December 21st is one of my favorite days of the year. It's the winter solstice! It's the shortest day of the year. It marks what most consider the beginning of winter. It's the day I trick my mind.
I've never really been a winter person. Oh, I've had my days when throwing snowballs is fun. In fact, I threw four of them today. I tried to hit a spot on a building showing a co-worker that if the planets had been aligned right, and I had spent more time practicing my pitching, instead of chasing trout, I could be playing for the Dodgers. After four throws, he never bought the story, and cold hands convinced me that convincing him was futile.
Like I mentioned December 21st is the day I trick my mind. Here's how I see it. The winter solstice is the day the sun reaches it's southern most migration. The angle of the sun to my position on the earth, at this date, is at it's greatest. From this day forward, the sun begins to migrate to the north again. So, to me, December 21st is the beginning of spring. That's right! Here comes the sun. The days are getting longer. Fishing season is on its way.
It doesn't matter that it's 16 degrees outside tonight. The sun is moving in the right direction and that does wonders for my cabin fever. Cabin fever hits me every winter. It's never hit me to the point of feeling I have Seasonal Affective Disorder (SAD). I just get a little winter blue. I have studied the recommendations for those who have SAD and I think they can help with mild cases of winter blues and cabin fever. Here are some of the recommendations:
Spend time outside everyday, even on cloudy days.
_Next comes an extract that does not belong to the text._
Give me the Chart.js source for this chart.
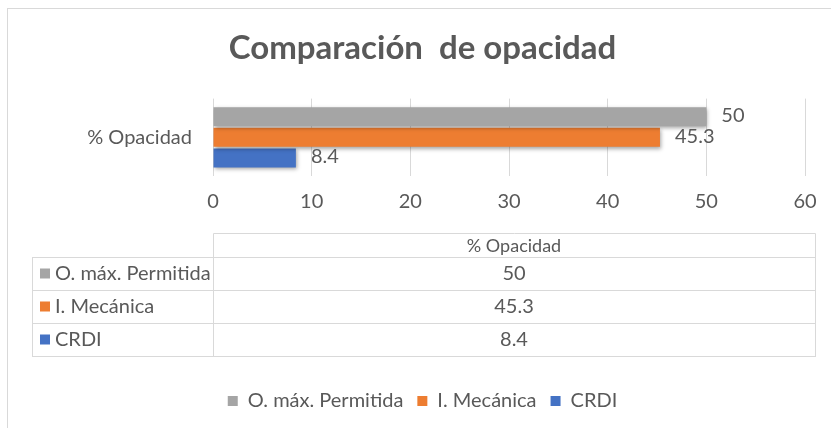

The available light is good to absorb through the eyes and skin.
Eat a well-balanced diet. Include vitamins and minerals.
Exercise 30 minutes a day, three time a week or more.
Stay involved with your social circle and regular activities.
Stay positive mentally. Set goals and actively work toward them. Plan and look forward to future spring, summer, and fall adventures. (Of course, these should include the many fly fishing adventures you dream about.)
Spring is on it's way. I can feel the days getting longer (adding2 minutes of light per day now). I can feel the sun hitting the back of my neck and tanning my forearms as I cast to trout sipping the first hatch of blue-winged olives. It feels good. Close your eyes and watch that nice cutthroat coming for your fly. There he is. He took it. Raise the rod tip and feel the fight. See, spring is here every winter solstice. Goodbye cabin fever!